Try normality tests using all available Python libraries

5 min readDec 23, 2023

Introduction

Statistical inferences often assume a population as a normal distribution based on the central limit theorem, which states that a standardized sample mean taken from even non-normal distributions follows a normal distribution. However, if a distribution is highly skewed, the mean may not accurately represent the central tendency of the population, even with a large sample size. In such cases, a more robust statistic, such as the median, is preferred as a measure of central tendency. When taking a smaller number of samples from a population, it is common practice to test for normality before applying statistical methods based on the normal distribution.
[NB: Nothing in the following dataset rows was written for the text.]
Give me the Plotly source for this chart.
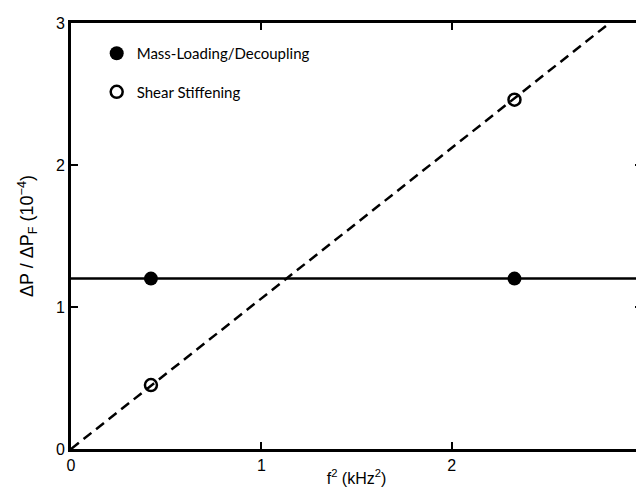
import plotly.graph_objects as go

# Data
freq_sq = [0.42, 2.33]                 # f^2 (kHz^2)
mass_loading = [1.2, 1.2]              # ΔP/ΔP_F (1e-4)
shear_stiff = [0.45, 2.46]
const_x = [0, 3]
const_y = [1.2, 1.2]
fit_x = [0, 2.83]
fit_y = [0, 3.0]
tick_vals = [0, 1, 2, 3]

fig = go.Figure()
fig.add_trace(go.Scatter(x=const_x, y=const_y, mode="lines",
                         line=dict(color="black", width=2.5), showlegend=False))
fig.add_trace(go.Scatter(x=fit_x, y=fit_y, mode="lines",
                         line=dict(color="black", width=2.5, dash="10px,6px"), showlegend=False))
fig.add_trace(go.Scatter(x=freq_sq, y=mass_loading, mode="markers", name="Mass-Loading/Decoupling",
                         marker=dict(symbol="circle", size=14, color="black"), legendgroup="a"))
fig.add_trace(go.Scatter(x=freq_sq, y=shear_stiff, mode="markers", name="Shear Stiffening",
                         marker=dict(symbol="circle-open", size=12, color="black",
                                     line=dict(width=2.5, color="black")), legendgroup="b"))

axis_common = dict(range=[0, 3], tickvals=tick_vals, ticks="inside", ticklen=7, tickwidth=2,
                   tickcolor="black", showline=True, linewidth=3, linecolor="black", mirror="ticks",
                   showgrid=False, zeroline=False,
                   tickfont=dict(family="Liberation Sans", size=16, color="black"))

fig.update_xaxes(**axis_common,
                 title=dict(text="f<sup>2</sup> (kHz<sup>2</sup>)", standoff=0,
                            font=dict(family="Liberation Sans", size=16, color="black")))
fig.update_yaxes(**axis_common,
                 title=dict(text="ΔP / ΔP<sub>F</sub> (10<sup>−4</sup>)", standoff=18,
                            font=dict(family="Liberation Sans", size=18, color="black")))

fig.update_layout(
    width=644, height=492,
    margin=dict(l=63, r=5, t=15, b=51),
    plot_bgcolor="white", paper_bgcolor="white",
    legend=dict(x=0.045, y=0.967, xanchor="left", yanchor="top", tracegroupgap=16,
                font=dict(family="Lato", size=15, color="black"),
                bgcolor="rgba(0,0,0,0)"),
)

fig.write_html("out.html")
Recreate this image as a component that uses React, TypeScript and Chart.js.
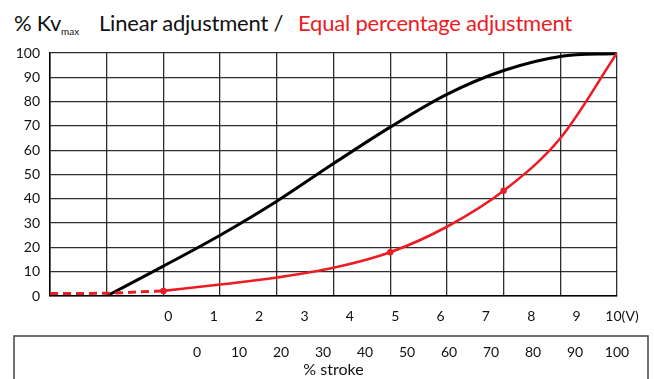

There are several methods to test normality: graphical, frequentist, and Bayesian. The most quantitative graphical method uses a quantile-quantile plot (QQ plot) of the standardized sample mean against the standard normal distribution. For normally distributed data, the points plotted on the QQ plot should align approximately on a straight line, indicating a strong correlation. A measure of the goodness of the fit could indicate the degree of normality.
The frequentist approach involves testing data against the null hypothesis that it follows a normal distribution. The methods commonly associated with frequentist statistics are listed on Wikipedia as follows:
- D’Agostino’s K-squared test,
- Jarque-Bera test,
- Anderson-Darling test,
- Cramér-von Mises criterion,
- Kolmogorov-Smirnov test,
- Lilliefors test,
- Shapiro-Wilk test,
- Pearson’s chi-squared test.
The text states that the Shapiro-Wilk test has the highest power for a given significance level, closely followed by the Anderson-Darling test compared to the Kolmogorov-Smirnov, Lilliefors, and Anderson-Darling tests.

In this article, I will use Python libraries to encapsulate all the test methods listed in Wikipedia into a function. The techniques are demonstrated using random samples from a normal and a uniform distribution.
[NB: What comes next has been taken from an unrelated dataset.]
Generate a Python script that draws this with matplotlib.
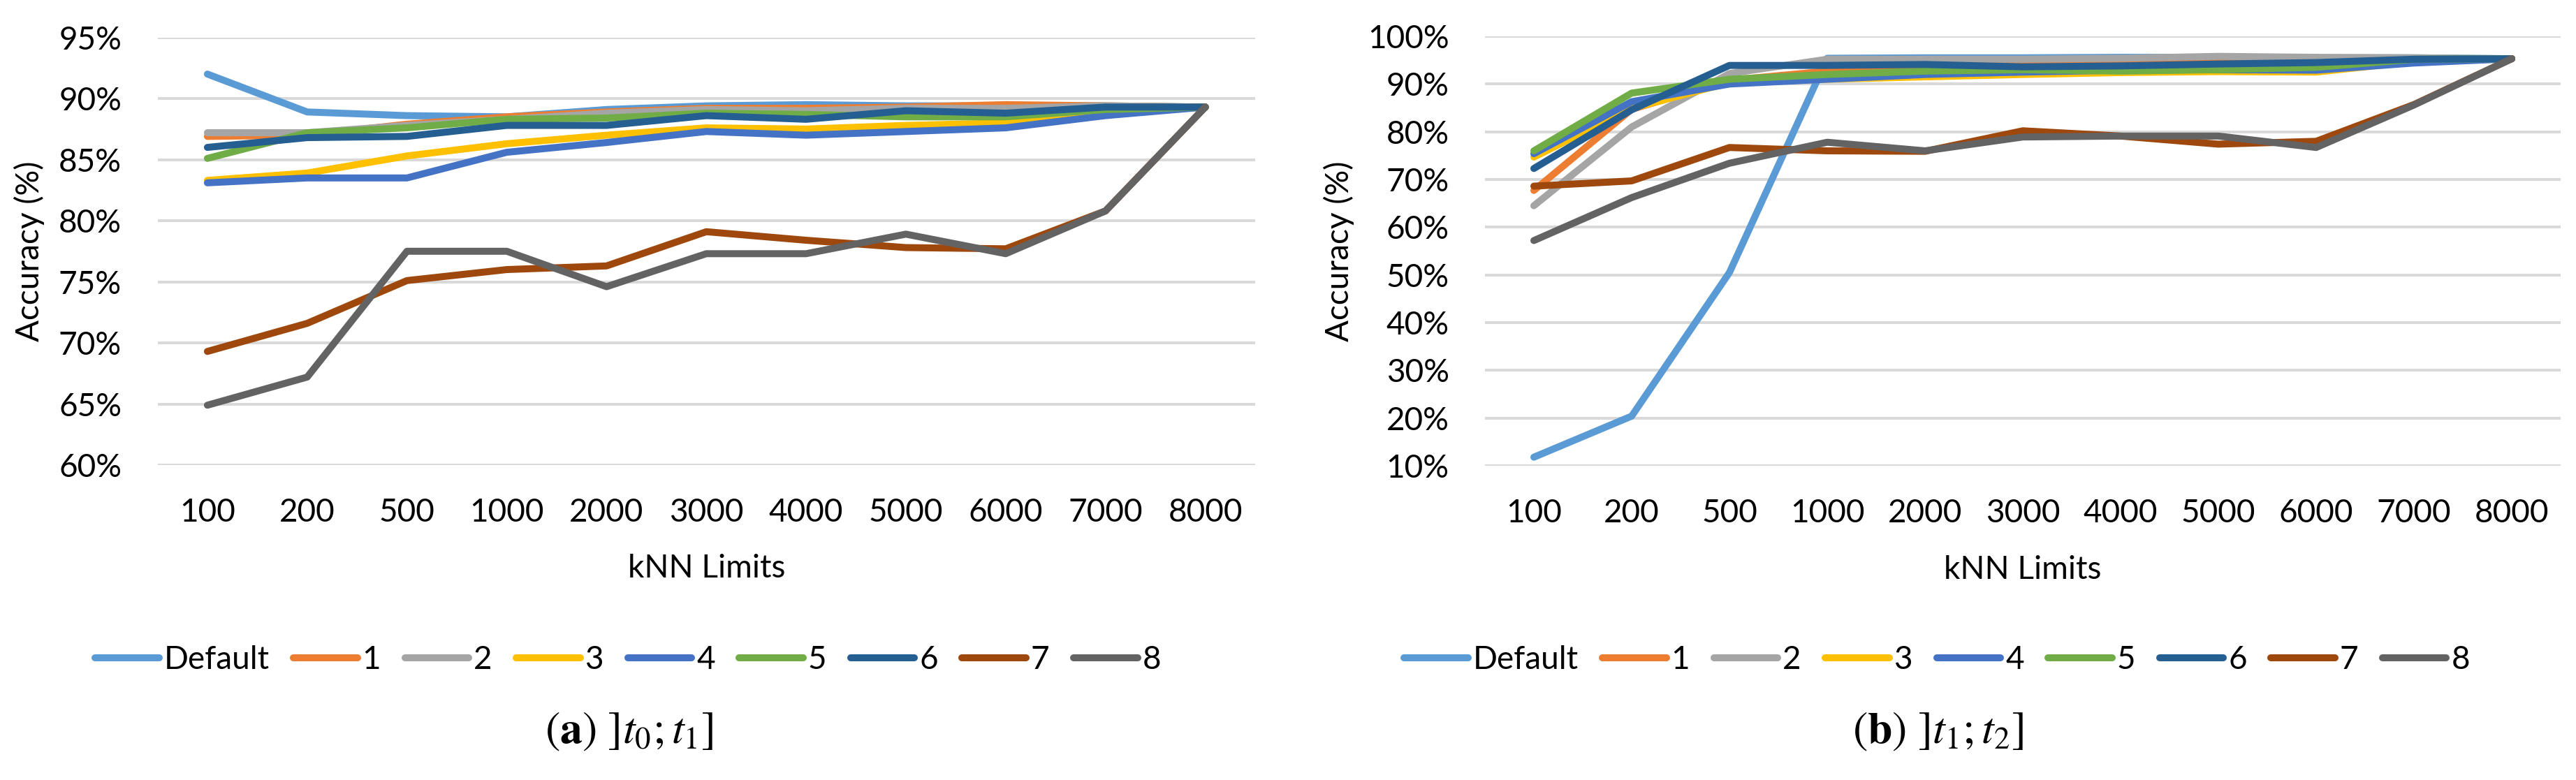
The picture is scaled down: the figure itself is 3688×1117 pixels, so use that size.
import matplotlib
matplotlib.use("Agg")
import matplotlib.pyplot as plt
from matplotlib.ticker import PercentFormatter

# kNN limit categories (shared by both panels)
knn_limits = ["100", "200", "500", "1000", "2000", "3000", "4000", "5000", "6000", "7000", "8000"]
series_names = ["Default", "1", "2", "3", "4", "5", "6", "7", "8"]
colors = ["#5B9BD5", "#ED7D31", "#A5A5A5", "#FFC000", "#4472C4",
          "#70AD47", "#255E91", "#9E480E", "#636363"]

# (a) ]t0;t1] accuracy in %
a_default = [92.0, 88.9, 88.6, 88.5, 89.1, 89.4, 89.5, 89.4, 89.4, 89.4, 89.3]
a_1 = [86.9, 87.0, 87.9, 88.5, 88.9, 89.2, 89.2, 89.3, 89.5, 89.4, 89.3]
a_2 = [87.2, 87.2, 87.8, 88.3, 88.8, 89.1, 89.0, 89.2, 89.2, 89.4, 89.3]
a_3 = [83.3, 83.9, 85.3, 86.3, 87.0, 87.6, 87.5, 87.8, 88.0, 88.8, 89.3]
a_4 = [83.1, 83.5, 83.5, 85.6, 86.4, 87.3, 87.0, 87.3, 87.6, 88.6, 89.3]
a_5 = [85.1, 87.2, 87.6, 88.3, 88.4, 88.8, 88.7, 88.5, 88.5, 89.1, 89.3]
a_6 = [86.0, 86.8, 86.9, 87.8, 87.8, 88.6, 88.3, 89.0, 88.8, 89.3, 89.3]
a_7 = [69.3, 71.6, 75.1, 76.0, 76.3, 79.1, 78.4, 77.8, 77.7, 80.8, 89.3]
a_8 = [64.9, 67.2, 77.5, 77.5, 74.6, 77.3, 77.3, 78.9, 77.3, 80.8, 89.3]

# (b) ]t1;t2] accuracy in %
b_default = [11.8, 20.4, 50.5, 95.4, 95.5, 95.5, 95.6, 95.6, 95.5, 95.5, 95.3]
b_1 = [67.7, 84.7, 90.8, 92.7, 93.5, 94.0, 94.8, 95.0, 95.2, 95.3, 95.3]
b_2 = [64.5, 81.0, 92.2, 95.2, 95.2, 95.2, 95.4, 95.8, 95.6, 95.5, 95.3]
b_3 = [74.7, 84.9, 90.3, 91.0, 91.5, 92.0, 92.4, 92.6, 92.5, 94.7, 95.3]
b_4 = [75.4, 86.3, 90.0, 91.0, 92.0, 92.5, 92.9, 93.0, 92.9, 94.4, 95.3]
b_5 = [76.0, 88.1, 91.0, 92.0, 92.7, 93.0, 92.7, 93.0, 93.5, 95.2, 95.3]
b_6 = [72.3, 84.6, 93.9, 93.9, 94.1, 93.6, 93.8, 94.2, 94.5, 95.2, 95.3]
b_7 = [68.6, 69.7, 76.7, 76.0, 75.9, 80.2, 79.1, 77.4, 78.0, 85.7, 95.3]
b_8 = [57.2, 66.2, 73.4, 77.8, 76.0, 78.9, 79.1, 79.1, 76.7, 85.6, 95.3]

panel_a = [a_default, a_1, a_2, a_3, a_4, a_5, a_6, a_7, a_8]
panel_b = [b_default, b_1, b_2, b_3, b_4, b_5, b_6, b_7, b_8]

W, H = 3688, 1117
fig = plt.figure(figsize=(W / 100, H / 100), dpi=100)
plt.rcParams["mathtext.fontset"] = "stix"

tick_font = dict(family="Lato", size=33)


def draw_panel(rect, data, ylim, step, ylabel_x, legend_xy, caption, caption_xy):
    ax = fig.add_axes(rect)
    x = list(range(len(knn_limits)))
    lines = []
    for vals, name, c in zip(data, series_names, colors):
        ln, = ax.plot(x, vals, color=c, lw=7.2, label=name,
                      solid_capstyle="round", solid_joinstyle="round")
        lines.append(ln)
    ax.set_xlim(-0.5, len(knn_limits) - 0.5)
    ax.set_ylim(*ylim)
    ax.set_yticks(range(ylim[0], ylim[1] + 1, step))
    ax.yaxis.set_major_formatter(PercentFormatter(decimals=0))
    ax.set_xticks(x)
    ax.set_xticklabels(knn_limits)
    for lab in ax.get_xticklabels() + ax.get_yticklabels():
        lab.set_fontfamily("Lato")
        lab.set_fontsize(33)
    ax.tick_params(length=0)
    ax.tick_params(axis="y", pad=37)
    ax.tick_params(axis="x", pad=34)
    ax.yaxis.grid(True, color="#D9D9D9", lw=2.9)
    ax.set_axisbelow(True)
    for s in ax.spines.values():
        s.set_visible(False)

    ax.set_xlabel("kNN Limits", **tick_font)
    ax.xaxis.set_label_coords(0.5, -0.242)
    ax.xaxis.label.set_va("center")
    ax.set_ylabel("Accuracy (%)", **tick_font)
    ax.yaxis.set_label_coords(ylabel_x, 0.5)
    ax.yaxis.label.set_va("center")

    fig.legend(handles=lines, loc="center", bbox_to_anchor=legend_xy, ncol=9,
               frameon=False, prop=dict(family="Lato", size=33),
               handlelength=2.0, handletextpad=0.15, columnspacing=0.75,
               borderaxespad=0)
    fig.text(caption_xy[0], caption_xy[1], caption, ha="center", va="center",
             fontsize=46, family="Liberation Serif")
    return ax


draw_panel([225.5 / W, 1 - 666 / H, 1571.5 / W, 612.4 / H], panel_a, (60, 95), 5,
           -0.117, (899 / W, 1 - 945 / H),
           r"$(\mathbf{a})\ ]t_0;t_1]$", (901 / W, 1 - 1048 / H))
draw_panel([2126 / W, 1 - 667 / H, 1540 / W, 615 / H], panel_b, (10, 100), 10,
           -0.136, (2773 / W, 1 - 945 / H),
           r"$(\mathbf{b})\ ]t_1;t_2]$", (2775 / W, 1 - 1048 / H))

fig.savefig("out.png", dpi=100, facecolor="white")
Encapsulating all the test methods listed in Wikipedia

I wrote a function to encapsulate all the tests for normality, where ‘lilliefors’ and ‘chisquare’ are renamed using the ‘namedtuple’ to harmonize these names with those of the other libraries. We need more preprocessing code to generate the observed and expected frequencies to apply the chi-square test to the normality test. The argument (‘number_of_bins’ ) in ‘normality_tests’ function is used for binning the frequency arrays only for the chisqure test. Several blog posts have made mistakes when using the chi-square for the normality test.

from scipy.stats import (kstest, shapiro, normaltest, jarque_bera, 
                         cramervonmises, anderson, chisquare)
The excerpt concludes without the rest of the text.